How It Works

Companies who raise capital from private investors have the ability to use exemptions from registering their securities with the SEC. One of the exemptions is Regulation D of the Securities Act. Rules 504 and 506 provide the exemptions. One of the requirements is that certain disclosures are made to the investors. Those disclosures are provided in a Private Placement Memorandum, or “PPM.” 

What is a PPM?

PPM’s are very detailed documents and can span over 70 pages in length. They provide a number of important disclosures, which the SEC has stipulated, must be disclosed to potential investors. It includes items such as; stock dilution, potential risks, state legal legends, the business plan, the management team, how to invest, and other important information investors need to know, so they can make informed decisions. Professionals use the acronym “PPM.” 

Note: Our PPM’s have been used to raise billions of dollars, by attorneys, investment bankers, real estate funds, hedge funds, private equity funds, and DIY entrepreneurs.

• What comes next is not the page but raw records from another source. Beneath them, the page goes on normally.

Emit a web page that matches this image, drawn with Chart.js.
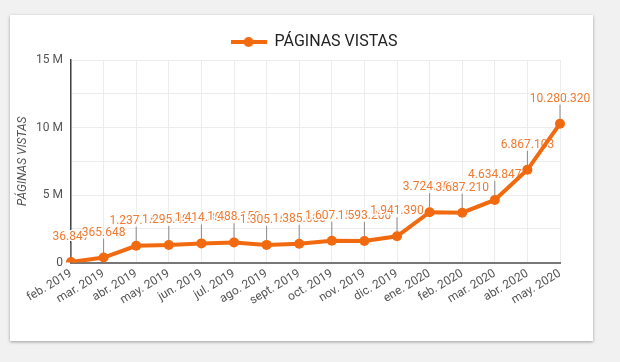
<!DOCTYPE html>
<html>
<head>
<meta charset="utf-8">
<script src="https://cdn.jsdelivr.net/npm/chart.js@4"></script>
<style>
  html, body { margin: 0; padding: 0; }
  body { width: 620px; height: 362px; background: #f1f1f1; position: relative; overflow: hidden; }
  .card { position: absolute; left: 10px; top: 15px; width: 583px; height: 326px; background: #fff;
          box-shadow: 0 1px 3px rgba(0,0,0,0.35); }
  #chart { position: absolute; left: 0; top: 0; }
</style>
</head>
<body>
<div class="card"></div>
<canvas id="chart" width="620" height="362"></canvas>
<script>
var months = ['feb. 2019', 'mar. 2019', 'abr. 2019', 'may. 2019', 'jun. 2019', 'jul. 2019', 'ago. 2019',
  'sept. 2019', 'oct. 2019', 'nov. 2019', 'dic. 2019', 'ene. 2020', 'feb. 2020', 'mar. 2020', 'abr. 2020', 'may. 2020'];
var pageViews = [36847, 365648, 1237150, 1295400, 1414300, 1488150, 1305100, 1385600,
  1607150, 1593200, 1941390, 3724500, 3687210, 4634847, 6867103, 10280320];
var seriesName = 'PÁGINAS VISTAS';
var yTickValues = [0, 5000000, 10000000, 15000000];
var yTickLabels = ['0', '5 M', '10 M', '15 M'];

var orange = '#f26a10';
var labelOrange = '#ef7a32';

function dots(n) {
  return String(Math.round(n)).replace(/\B(?=(\d{3})+(?!\d))/g, '.');
}

// legend marker: line with a dot in the middle
var marker = document.createElement('canvas');
marker.width = 36;
marker.height = 12;
var mctx = marker.getContext('2d');
mctx.strokeStyle = orange;
mctx.lineWidth = 4;
mctx.beginPath();
mctx.moveTo(0, 6);
mctx.lineTo(36, 6);
mctx.stroke();
mctx.fillStyle = orange;
mctx.beginPath();
mctx.arc(18, 6, 5, 0, Math.PI * 2);
mctx.fill();

var valueLabels = {
  id: 'valueLabels',
  beforeDatasetsDraw: function(chart) {
    var ctx = chart.ctx;
    var meta = chart.getDatasetMeta(0);
    ctx.save();
    ctx.font = '12px Roboto';
    ctx.textAlign = 'center';
    ctx.textBaseline = 'middle';
    meta.data.forEach(function(pt, i) {
      var x = pt.x, y = pt.y;
      ctx.strokeStyle = '#8a8a8a';
      ctx.lineWidth = 1;
      ctx.beginPath();
      ctx.moveTo(x, y - 4);
      ctx.lineTo(x, y - 19);
      ctx.stroke();
      var txt = dots(pageViews[i]);
      ctx.strokeStyle = '#fff';
      ctx.lineWidth = 3;
      ctx.lineJoin = 'round';
      ctx.strokeText(txt, x, y - 25);
      ctx.fillStyle = labelOrange;
      ctx.fillText(txt, x, y - 25);
    });
    ctx.restore();
  }
};

// the legend sits centred on the card, not on the canvas minus right padding
var legendShift = {
  id: 'legendShift',
  afterLayout: function(chart) {
    chart.legend.left += 34;
    chart.legend.right += 34;
  }
};

var ctx = document.getElementById('chart').getContext('2d');
var chart = new Chart(ctx, {
  type: 'line',
  data: {
    labels: months,
    datasets: [{
      label: seriesName,
      data: pageViews,
      borderColor: orange,
      backgroundColor: orange,
      borderWidth: 4,
      pointRadius: 5,
      pointBackgroundColor: orange,
      pointBorderWidth: 0,
      tension: 0,
      fill: false
    }]
  },
  options: {
    responsive: false,
    animation: false,
    layout: { padding: { top: 0, left: 0, right: 60, bottom: 0 } },
    plugins: {
      legend: {
        display: true,
        labels: {
          usePointStyle: true,
          pointStyle: marker,
          pointStyleWidth: 36,
          padding: 34,
          color: '#222',
          font: { family: 'Roboto', size: 16 }
        }
      },
      tooltip: { enabled: false }
    },
    scales: {
      x: {
        offset: false,
        grid: { color: '#ececec', drawTicks: false },
        border: { color: '#777', width: 2 },
        ticks: {
          autoSkip: false,
          minRotation: 31,
          maxRotation: 31,
          padding: 4,
          color: '#555',
          font: { family: 'Roboto', size: 12 }
        },
        afterFit: function(scale) { scale.height = 99.5; }
      },
      y: {
        min: 0,
        max: 15000000,
        grid: { color: '#ececec', drawTicks: false },
        border: { color: '#444', width: 1.5 },
        ticks: {
          stepSize: 2500000,
          padding: 8,
          color: '#555',
          font: { family: 'Roboto', size: 12 },
          callback: function(v) {
            var k = yTickValues.indexOf(v);
            return k >= 0 ? yTickLabels[k] : '';
          }
        },
        title: {
          display: true,
          text: seriesName,
          color: '#555',
          padding: { top: 16, bottom: 0 },
          font: { family: 'Roboto', size: 12, style: 'italic' }
        },
        afterFit: function(scale) { scale.width = 71; }
      }
    }
  },
  plugins: [valueLabels, legendShift]
});
</script>
</body>
</html>
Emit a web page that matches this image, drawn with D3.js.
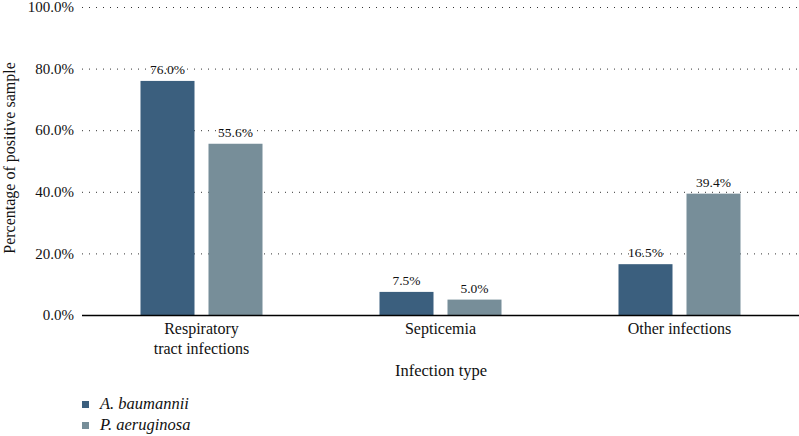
<!DOCTYPE html>
<html><head><meta charset="utf-8">
<script src="https://cdn.jsdelivr.net/npm/d3@7"></script>
<style>body{margin:0;background:#fff}svg{display:block}text{font-family:"Liberation Serif","DejaVu Serif",serif;fill:#111}</style>
</head><body><svg id="c" width="799" height="436"></svg>
<script>
const categories = [["Respiratory","tract infections"],["Septicemia"],["Other infections"]];
const seriesNames = ["A. baumannii","P. aeruginosa"];
const aBaumannii = [76.0, 7.5, 16.5];
const pAeruginosa = [55.6, 5.0, 39.4];
const yTicks = [0,20,40,60,80,100];
const colors = ["#3b5f7e","#778e99"];

const svg = d3.select("#c");
const x0 = d3.scaleBand().domain(d3.range(categories.length)).range([82,799]);
const y = d3.scaleLinear().domain([0,100]).range([315,7]);
const barW = 54, gap = 14;

// gridlines
svg.append("g").selectAll("line").data(yTicks.filter(d=>d>0)).join("line")
  .attr("x1",82).attr("x2",799).attr("y1",d=>y(d)+0.5).attr("y2",d=>y(d)+0.5)
  .attr("stroke","#333").attr("stroke-width",1).attr("stroke-dasharray","1,6");

// y axis labels
svg.append("g").selectAll("text").data(yTicks).join("text")
  .attr("x",74).attr("y",d=>y(d)).attr("dy","0.35em").attr("text-anchor","end")
  .style("font-size","15px").text(d=>d.toFixed(1)+"%");

const series = [aBaumannii,pAeruginosa];
series.forEach((vals,si)=>{
  const g = svg.append("g");
  const xp = i => x0(i)+x0.bandwidth()/2 + (si===0 ? -gap/2-barW : gap/2);
  g.selectAll("rect").data(vals).join("rect")
    .attr("x",(d,i)=>xp(i)).attr("width",barW)
    .attr("y",d=>y(d)).attr("height",d=>y(0)-y(d)).attr("fill",colors[si]);
  g.selectAll("text").data(vals).join("text")
    .attr("x",(d,i)=>xp(i)+barW/2).attr("y",d=>y(d)-7).attr("text-anchor","middle")
    .style("font-size","13.5px").text(d=>d.toFixed(1)+"%");
});

// x axis line
svg.append("line").attr("x1",82).attr("x2",799).attr("y1",315.5).attr("y2",315.5)
  .attr("stroke","#000").attr("stroke-width",1.3);

// category labels
categories.forEach((lines,i)=>{
  const t = svg.append("text").attr("text-anchor","middle").style("font-size","16px");
  lines.forEach((l,j)=>t.append("tspan").attr("x",x0(i)+x0.bandwidth()/2).attr("y",334+j*20).text(l));
});

svg.append("text").attr("x",441).attr("y",376).attr("text-anchor","middle").style("font-size","16.5px").text("Infection type");
svg.append("text").attr("transform","translate(15,158) rotate(-90)").attr("text-anchor","middle")
  .style("font-size","16px").text("Percentage of positive sample");

// legend
seriesNames.forEach((n,i)=>{
  svg.append("rect").attr("x",82).attr("y",401+i*21).attr("width",7).attr("height",7).attr("fill",colors[i]);
  svg.append("text").attr("x",100).attr("y",409+i*21).style("font-size","16.5px").style("font-style","italic").text(n);
});
</script></body></html>
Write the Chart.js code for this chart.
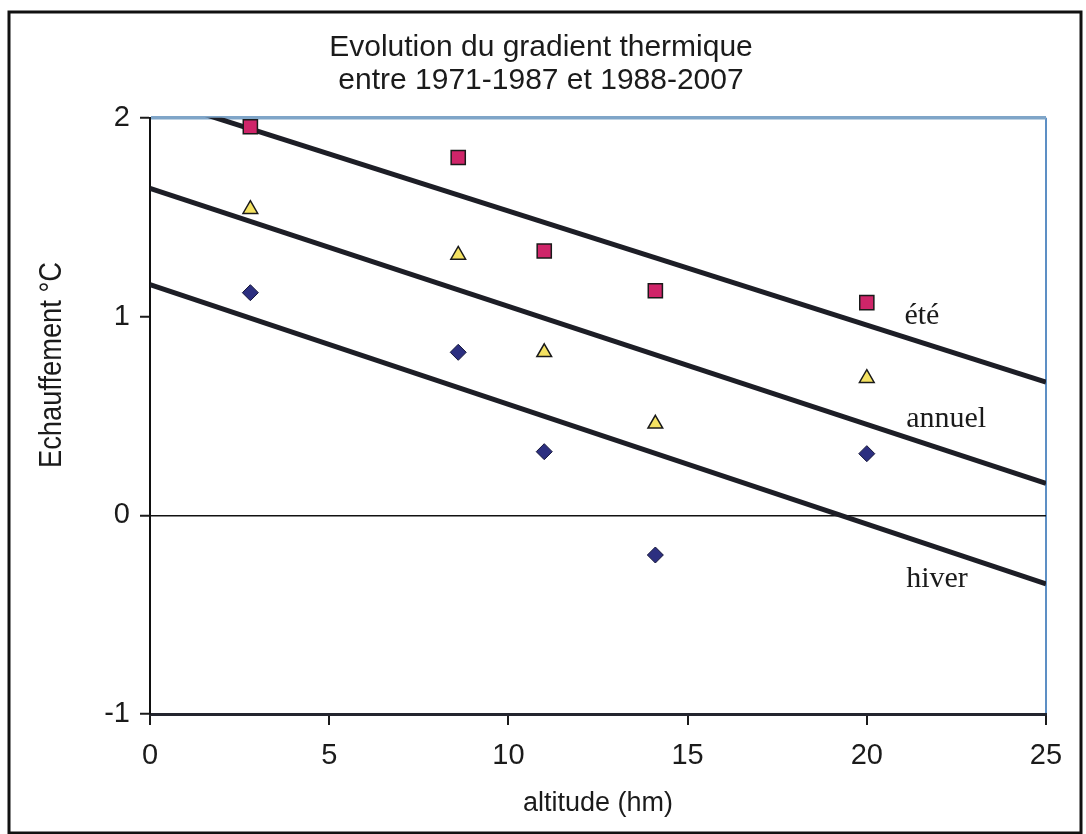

How much capital can I raise?

If you’re using Rule 504 you can raise up to $10M. Rule 506(b) & (c) allow you to raise unlimited amounts of capital, you can raise $1k up to $5B+. Facebook’s first Reg D filing indicated Mark Zuckerberg raised roughly $5,000 using Rule 506(b), and later used the same rule to raise millions. Twitter, Tesla, and thousands of other companies have used Reg D to raise capital, and some of those companies are using Reg D right now. Check out this website to see who’s raising capital and how which Reg D rule they’re using.

Do I need an attorney?

Regulation D Offerings are complex and typically require an attorney who is trained and has experience in this realm of the securities business. We always recommend using an attorney for two reasons: 1) laws change and attorneys stay abreast of the changes; and, 2) Reg D is a federal regulation, however, state law also comes into play and attorneys are aware of the differences. The cost of hiring an attorney has come down in recent years, and there are many lawyers who charge a flat fee to develop a PPM. However, just because they charge a flat fee doesn’t necessarily mean you’re getting the best bang for your buck. Talk to a few attorneys and find someone you’re comfortable with. 

Can I put my PPM online?

Rule 506(c) is the newer rule that allows companies to ‘solicit’ accredited investors. There are numerous platforms now available to market a private capital raise using Regulation D. If you’re a DIY entrepreneur, remember, a private capital raise is not the same as a PPM. The PPM is part of the private capital raise, and Regulation D is the exemption being used in that private capital raise.